MATERIAL FOR THE TASK:

----------------------------------------

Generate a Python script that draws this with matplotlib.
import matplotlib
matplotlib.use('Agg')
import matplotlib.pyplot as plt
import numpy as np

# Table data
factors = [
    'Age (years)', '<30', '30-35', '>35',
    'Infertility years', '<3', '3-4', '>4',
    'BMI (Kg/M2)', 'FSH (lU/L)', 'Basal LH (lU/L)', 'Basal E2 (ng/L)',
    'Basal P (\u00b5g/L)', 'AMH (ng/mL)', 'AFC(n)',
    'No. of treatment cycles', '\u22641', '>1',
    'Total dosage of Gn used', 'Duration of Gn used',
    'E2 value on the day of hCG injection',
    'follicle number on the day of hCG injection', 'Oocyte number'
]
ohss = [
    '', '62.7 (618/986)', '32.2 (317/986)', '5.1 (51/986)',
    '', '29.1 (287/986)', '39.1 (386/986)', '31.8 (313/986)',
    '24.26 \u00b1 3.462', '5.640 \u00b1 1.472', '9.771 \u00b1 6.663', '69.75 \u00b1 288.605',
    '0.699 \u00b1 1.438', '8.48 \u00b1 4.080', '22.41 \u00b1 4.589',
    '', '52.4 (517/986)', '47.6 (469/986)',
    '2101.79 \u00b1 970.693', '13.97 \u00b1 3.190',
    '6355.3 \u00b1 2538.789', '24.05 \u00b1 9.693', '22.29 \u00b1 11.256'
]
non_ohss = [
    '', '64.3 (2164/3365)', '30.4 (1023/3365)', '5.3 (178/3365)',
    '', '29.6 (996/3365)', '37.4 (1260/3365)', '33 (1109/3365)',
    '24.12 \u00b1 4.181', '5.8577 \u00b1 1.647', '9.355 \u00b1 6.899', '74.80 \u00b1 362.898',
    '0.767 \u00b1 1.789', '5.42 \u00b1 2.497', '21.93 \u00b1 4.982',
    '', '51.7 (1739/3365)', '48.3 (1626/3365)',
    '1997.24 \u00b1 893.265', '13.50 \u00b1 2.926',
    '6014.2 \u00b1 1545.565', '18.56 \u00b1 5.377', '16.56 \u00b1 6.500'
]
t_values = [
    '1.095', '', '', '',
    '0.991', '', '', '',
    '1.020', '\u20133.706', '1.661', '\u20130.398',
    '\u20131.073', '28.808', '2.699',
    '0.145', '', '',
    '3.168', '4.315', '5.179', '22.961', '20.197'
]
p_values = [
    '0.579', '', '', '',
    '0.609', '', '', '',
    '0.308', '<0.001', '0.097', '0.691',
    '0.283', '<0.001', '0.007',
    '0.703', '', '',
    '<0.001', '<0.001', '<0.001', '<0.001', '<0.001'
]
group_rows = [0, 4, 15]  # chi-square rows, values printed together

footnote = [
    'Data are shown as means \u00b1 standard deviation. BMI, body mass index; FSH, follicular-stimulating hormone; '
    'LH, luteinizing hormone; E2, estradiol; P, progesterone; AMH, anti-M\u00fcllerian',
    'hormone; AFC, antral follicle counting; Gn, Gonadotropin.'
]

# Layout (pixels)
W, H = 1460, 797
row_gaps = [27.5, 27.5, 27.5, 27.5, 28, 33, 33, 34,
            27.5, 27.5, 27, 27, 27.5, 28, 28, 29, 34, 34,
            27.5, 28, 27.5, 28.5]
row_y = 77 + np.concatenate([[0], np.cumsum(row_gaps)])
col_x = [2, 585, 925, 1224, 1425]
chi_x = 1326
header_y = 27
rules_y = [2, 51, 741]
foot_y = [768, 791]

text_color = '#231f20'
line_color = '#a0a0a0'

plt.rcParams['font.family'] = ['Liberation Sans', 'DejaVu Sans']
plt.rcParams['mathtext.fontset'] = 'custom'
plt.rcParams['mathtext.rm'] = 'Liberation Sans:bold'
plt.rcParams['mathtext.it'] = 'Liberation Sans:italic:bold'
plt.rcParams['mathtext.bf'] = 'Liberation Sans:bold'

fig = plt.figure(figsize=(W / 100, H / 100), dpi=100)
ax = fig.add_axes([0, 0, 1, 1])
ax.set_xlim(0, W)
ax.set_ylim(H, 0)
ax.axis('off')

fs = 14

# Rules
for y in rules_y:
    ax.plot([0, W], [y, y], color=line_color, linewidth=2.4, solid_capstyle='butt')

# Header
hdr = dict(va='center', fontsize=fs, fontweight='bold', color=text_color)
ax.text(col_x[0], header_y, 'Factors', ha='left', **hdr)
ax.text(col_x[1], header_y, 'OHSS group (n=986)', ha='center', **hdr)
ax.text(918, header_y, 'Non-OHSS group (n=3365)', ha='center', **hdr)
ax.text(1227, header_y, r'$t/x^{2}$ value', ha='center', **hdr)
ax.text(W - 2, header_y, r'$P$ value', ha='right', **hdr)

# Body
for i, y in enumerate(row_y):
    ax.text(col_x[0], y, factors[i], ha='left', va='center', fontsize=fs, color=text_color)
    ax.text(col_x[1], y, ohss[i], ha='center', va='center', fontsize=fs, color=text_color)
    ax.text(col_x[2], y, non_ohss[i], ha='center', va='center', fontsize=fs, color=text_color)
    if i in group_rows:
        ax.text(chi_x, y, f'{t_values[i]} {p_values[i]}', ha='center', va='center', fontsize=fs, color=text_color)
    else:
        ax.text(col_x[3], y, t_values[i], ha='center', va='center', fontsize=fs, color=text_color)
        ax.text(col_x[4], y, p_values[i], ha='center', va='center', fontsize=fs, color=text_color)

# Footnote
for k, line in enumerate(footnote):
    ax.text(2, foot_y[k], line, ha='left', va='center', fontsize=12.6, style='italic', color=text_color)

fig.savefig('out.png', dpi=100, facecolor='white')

----------------------------------------

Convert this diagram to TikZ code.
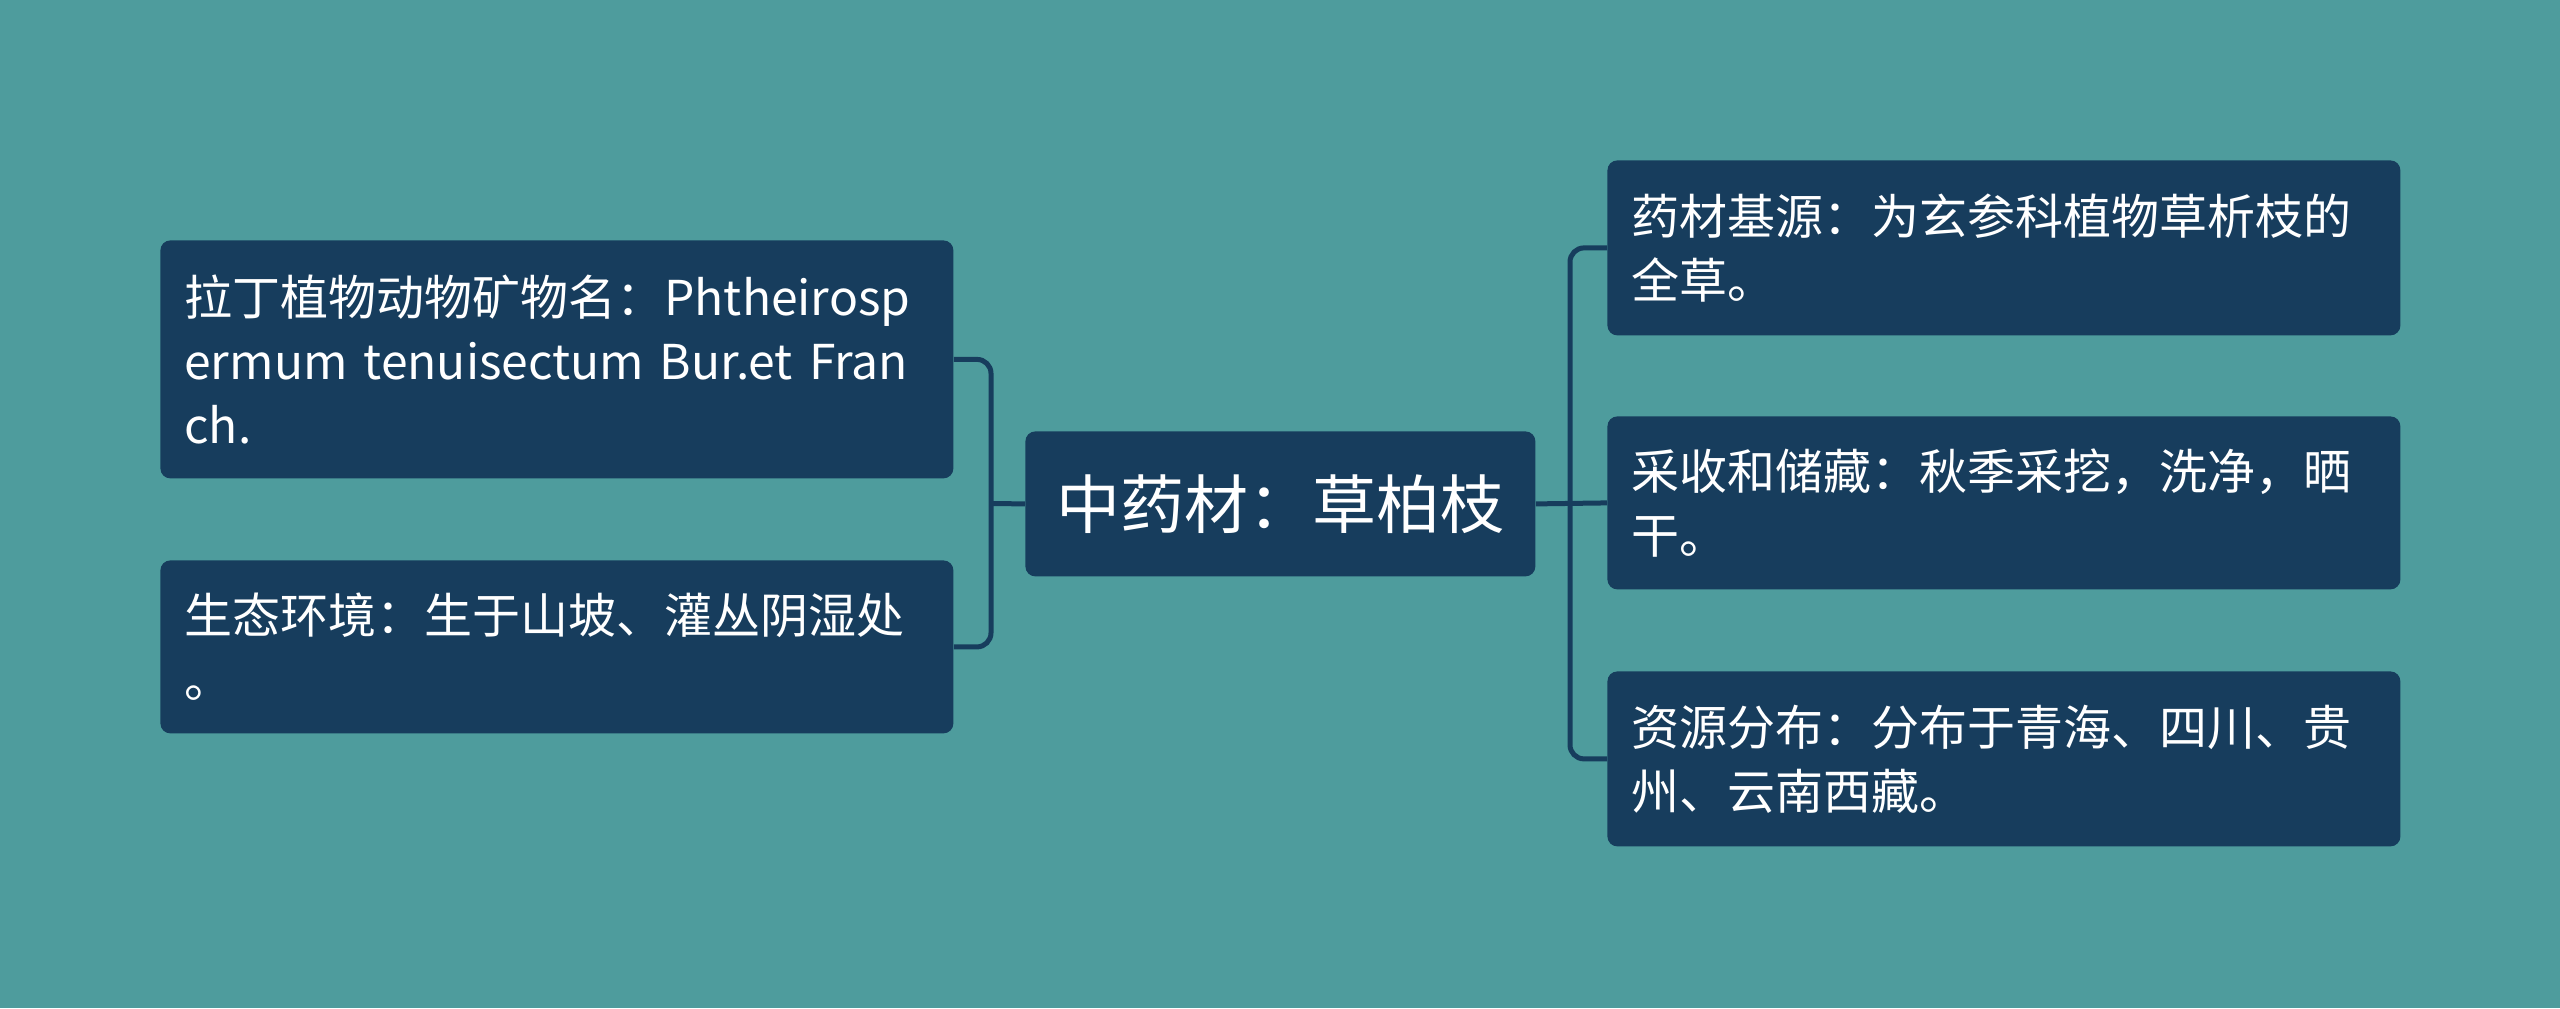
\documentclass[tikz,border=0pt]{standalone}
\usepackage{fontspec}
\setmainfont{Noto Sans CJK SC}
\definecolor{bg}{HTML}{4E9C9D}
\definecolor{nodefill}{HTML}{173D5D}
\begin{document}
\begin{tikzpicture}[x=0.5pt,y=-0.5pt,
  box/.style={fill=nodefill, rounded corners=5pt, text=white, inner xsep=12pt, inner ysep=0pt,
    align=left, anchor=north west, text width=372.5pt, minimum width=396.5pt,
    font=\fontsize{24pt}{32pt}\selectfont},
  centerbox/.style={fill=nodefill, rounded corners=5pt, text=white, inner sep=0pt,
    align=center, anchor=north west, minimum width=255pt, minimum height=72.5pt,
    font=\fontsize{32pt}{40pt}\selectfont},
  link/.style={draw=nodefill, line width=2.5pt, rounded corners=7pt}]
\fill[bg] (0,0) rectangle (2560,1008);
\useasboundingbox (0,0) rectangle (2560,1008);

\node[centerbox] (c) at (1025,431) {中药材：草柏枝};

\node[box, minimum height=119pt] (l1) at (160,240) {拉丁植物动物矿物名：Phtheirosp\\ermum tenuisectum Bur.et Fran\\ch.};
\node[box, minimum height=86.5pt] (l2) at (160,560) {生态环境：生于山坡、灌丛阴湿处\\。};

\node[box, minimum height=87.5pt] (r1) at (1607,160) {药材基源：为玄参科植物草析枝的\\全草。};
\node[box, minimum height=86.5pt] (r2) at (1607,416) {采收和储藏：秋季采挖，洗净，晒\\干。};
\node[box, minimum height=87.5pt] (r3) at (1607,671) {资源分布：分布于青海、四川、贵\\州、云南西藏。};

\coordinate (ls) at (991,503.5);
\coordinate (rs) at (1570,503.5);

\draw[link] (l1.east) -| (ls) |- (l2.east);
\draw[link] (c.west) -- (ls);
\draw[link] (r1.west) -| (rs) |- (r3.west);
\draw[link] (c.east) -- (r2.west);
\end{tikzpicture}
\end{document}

----------------------------------------

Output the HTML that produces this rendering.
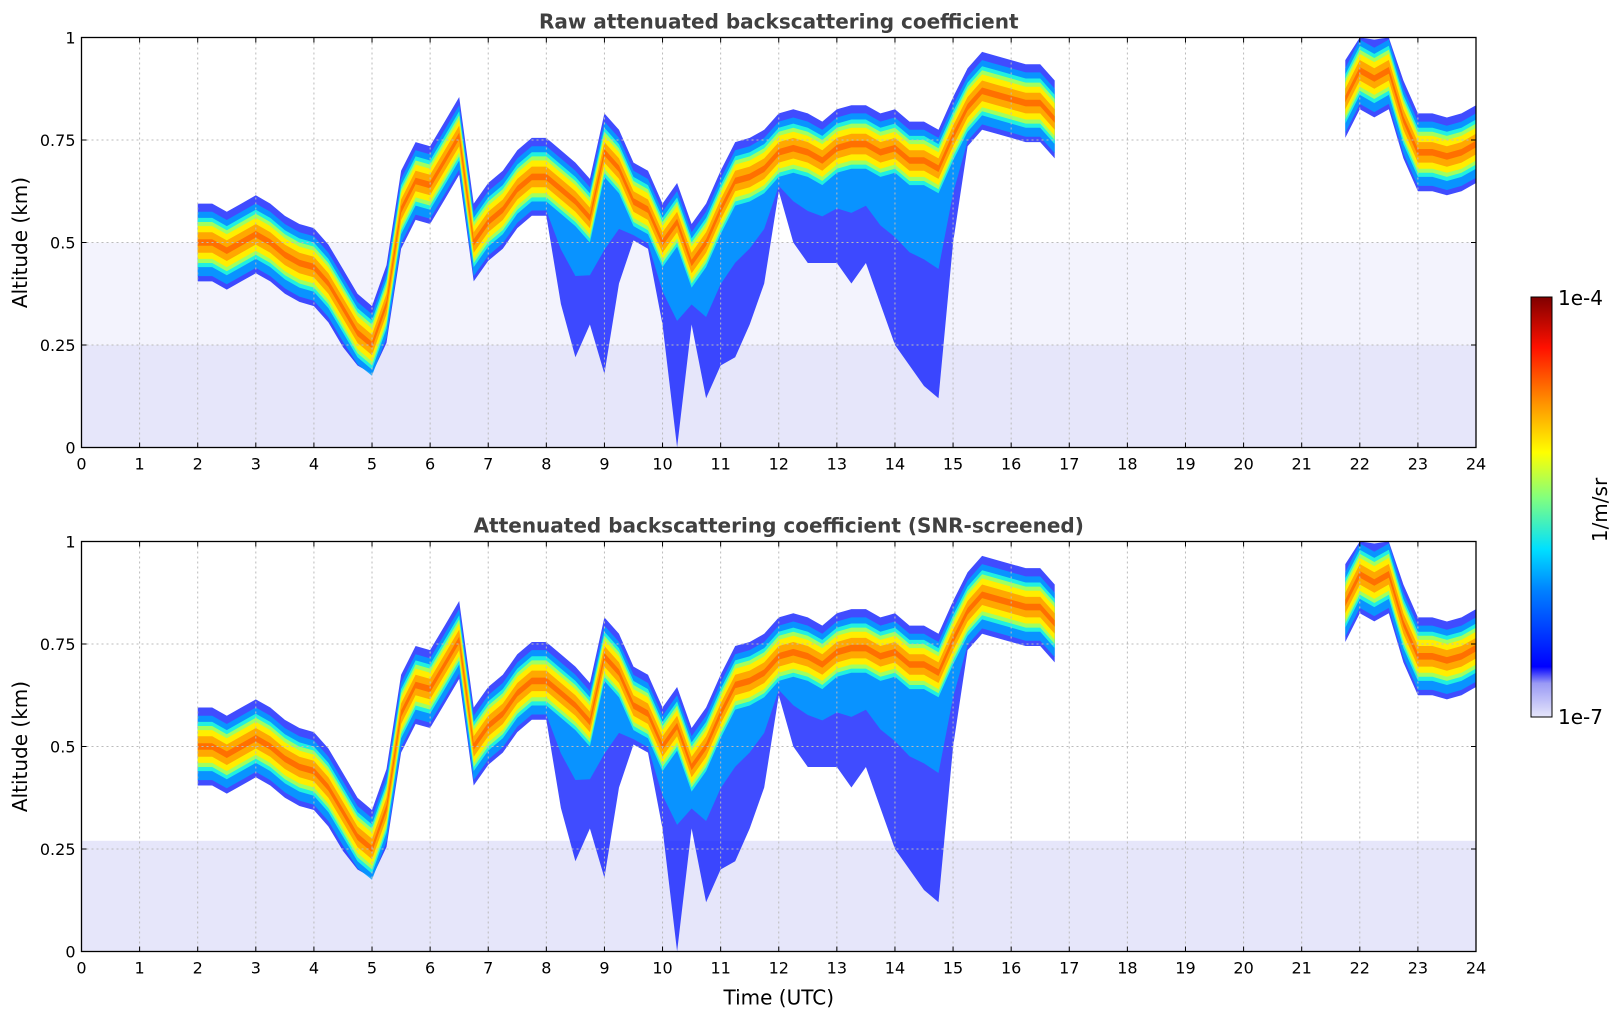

----------------------------------------

TASK DETAILS: Choose all lines containing the string "HTML" and copy them out.

TASK RESULT:
\definecolor{bg}{HTML}{4E9C9D}
\definecolor{nodefill}{HTML}{173D5D}
Output the HTML that produces this rendering.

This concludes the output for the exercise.